Dann wurde ich auf einen Großfeueralarm geschickt. Ein großes Gebäude im Geschäftsviertel brannte nieder. Zufällig kam ich gerade dazu, als der Leiter der Feuerwehr den Heizer der Kesselanlage des Gebäudes verhörte, der umständlich schilderte, wie aus dem Keller mit einemmal Flammen geschlagen seien, und daß er schon vor einigen Tagen vor der Selbstentzündungsgefahr der neugekauften bituminösen Kohlensorte gewarnt habe. Das war wieder etwas sehr Hübsches, und wieder ein Glückszufall!

Mc. Grady aber nickte vergnügt ...

»Wir werden noch einen guten Examinermann aus Ihnen machen!«

*

Das war eine schlaflose Nacht. Ich starrte aus dem Fenster meines Zimmerchens hinaus auf die glitzernden Lichter in der Bai, und Traum jagte sich auf Traum. So wie man selten träumt. Nur nach großem Erleben. Wenn man dasteht und das hämmernde Blut in den Schläfen fühlt, und ein ungeheures Glücksgefühl aufsteigt über das erreichte Ziel: wenn man seinen Jubel hinausschreien möchte in die Welt ... Herrgott, so war ich nun Zeitungsmann!
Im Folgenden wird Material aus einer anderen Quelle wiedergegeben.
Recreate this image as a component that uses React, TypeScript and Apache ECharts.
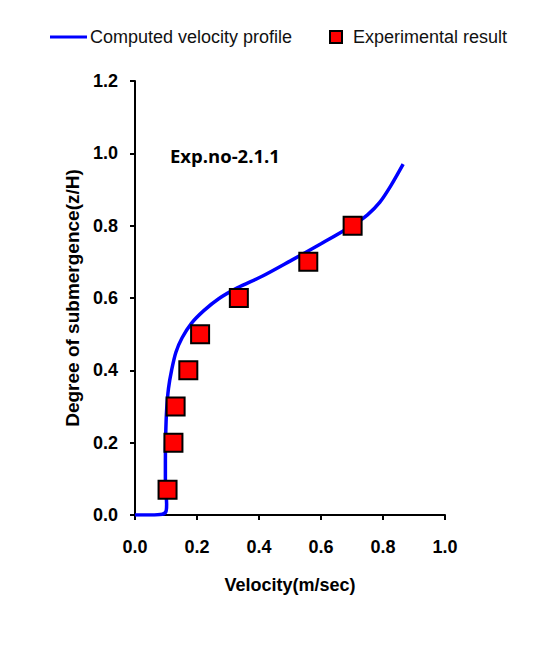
import React, { useEffect, useRef } from "react";
import * as echarts from "echarts";

const curveVelocity = [0, 0.05, 0.088, 0.1, 0.102, 0.1, 0.098, 0.098, 0.099, 0.102, 0.108, 0.118, 0.132, 0.152, 0.182, 0.222, 0.27, 0.33, 0.41, 0.5, 0.6, 0.7, 0.75, 0.79, 0.825, 0.865];
const curveDepth = [0, 0, 0.002, 0.01, 0.03, 0.06, 0.1, 0.15, 0.22, 0.29, 0.35, 0.4, 0.45, 0.49, 0.53, 0.565, 0.598, 0.628, 0.66, 0.702, 0.75, 0.8, 0.83, 0.865, 0.91, 0.97];

const expVelocity = [0.105, 0.124, 0.131, 0.172, 0.21, 0.335, 0.559, 0.702];
const expDepth = [0.07, 0.2, 0.3, 0.4, 0.5, 0.6, 0.7, 0.8];

const xTicks = [0, 0.2, 0.4, 0.6, 0.8, 1.0];
const yTicks = [0, 0.2, 0.4, 0.6, 0.8, 1.0, 1.2];

const LINE_NAME = "Computed velocity profile";
const EXP_NAME = "Experimental result";
const ANNOTATION = "Exp.no-2.1.1";

export default function App() {
  const ref = useRef<HTMLDivElement>(null);
  useEffect(() => {
    document.body.style.margin = "0";
    if (!ref.current) return;
    const chart = echarts.init(ref.current, null, { renderer: "svg" });
    const font = "'Liberation Sans', Arial, sans-serif";
    chart.setOption({
      animation: false,
      backgroundColor: "#fff",
      textStyle: { fontFamily: font },
      legend: [
        {
          data: [{ name: LINE_NAME, icon: "rect" }],
          left: 50,
          top: 28,
          padding: 0,
          itemWidth: 37,
          itemHeight: 3,
          textStyle: { fontSize: 18, color: "#111", fontFamily: font, padding: [0, 0, 0, -2] },
        },
        {
          data: [{ name: EXP_NAME, icon: "rect" }],
          left: 329,
          top: 28,
          padding: 0,
          itemWidth: 12,
          itemHeight: 12,
          textStyle: { fontSize: 18, color: "#111", fontFamily: font, padding: [0, 0, 0, 6] },
        },
      ],
      grid: { left: 135, right: 103, top: 81, bottom: 132, containLabel: false },
      xAxis: {
        type: "value",
        min: xTicks[0],
        max: xTicks[xTicks.length - 1],
        interval: 0.2,
        name: "Velocity(m/sec)",
        nameLocation: "middle",
        nameGap: 61,
        nameTextStyle: { fontSize: 18, fontWeight: "bold", color: "#000", fontFamily: font },
        axisLine: { show: true, lineStyle: { color: "#000", width: 2 } },
        axisTick: { show: true, length: 5, lineStyle: { color: "#000", width: 2 } },
        axisLabel: {
          fontSize: 18,
          fontWeight: "bold",
          color: "#000",
          margin: 23,
          formatter: (v: number) => v.toFixed(1),
        },
        splitLine: { show: false },
      },
      yAxis: {
        type: "value",
        min: yTicks[0],
        max: yTicks[yTicks.length - 1],
        interval: 0.2,
        name: "Degree of submergence(z/H)",
        nameLocation: "middle",
        nameGap: 53,
        nameTextStyle: { fontSize: 19, fontWeight: "bold", color: "#000", fontFamily: font },
        axisLine: { show: true, lineStyle: { color: "#000", width: 2 } },
        axisTick: { show: true, length: 5, lineStyle: { color: "#000", width: 2 } },
        axisLabel: {
          fontSize: 18,
          fontWeight: "bold",
          color: "#000",
          margin: 17,
          formatter: (v: number) => v.toFixed(1),
        },
        splitLine: { show: false },
      },
      graphic: [
        {
          type: "text",
          left: 170,
          top: 146,
          style: {
            text: ANNOTATION,
            fontFamily: "'Open Sans', sans-serif",
            fontWeight: "bold",
            fontSize: 18.5,
            fill: "#000",
          },
        },
      ],
      series: [
        {
          name: LINE_NAME,
          type: "line",
          data: curveVelocity.map((v, i) => [v, curveDepth[i]]),
          smooth: 0.3,
          symbol: "none",
          lineStyle: { color: "#0000ff", width: 3.5 },
          itemStyle: { color: "#0000ff" },
          z: 2,
        },
        {
          name: EXP_NAME,
          type: "scatter",
          data: expVelocity.map((v, i) => [v, expDepth[i]]),
          symbol: "rect",
          symbolSize: 18,
          itemStyle: { color: "#ff0000", borderColor: "#000", borderWidth: 2, opacity: 1 },
          z: 3,
        },
      ],
    });
    return () => chart.dispose();
  }, []);
  return <div ref={ref} style={{ width: 548, height: 647 }} />;
}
Schreien hätte ich mögen, jubelnd schreien. Zeitungsmann an einer der großen Zeitungen der Welt! Der Stolz regte sich: allein hast du den Weg zur Zeitung gefunden! Wie lächerlich kleine Dinge lagen die Erlebnisse dieser ersten drei Jahre in Amerika weit hinter mir – weit, unbeschreiblich weit. Und mit einemmal kam es über mich wie ruhige Klarheit, wie ein Gefühl felsenfester Sicherheit, durch nichts zu erschüttern:

Mein Leben – das Leben, das ich leben wollte – lag klar vor mir. Kein Suchen mehr. Kein Tasten. Kein Umherirren von Beruf zu Beruf. Die Zeitung und ich; ich und die Zeitung: das war die Lebenslinie. Wie es auch kommen mochte, festhalten an dem Einen: Du gehörst zur Feder, weil du zu ihr gehören willst, und mit der Arbeit, die jetzt beginnt, mußt du stehen oder fallen!

Der Lausbub hatte die Lebenslinie gefunden.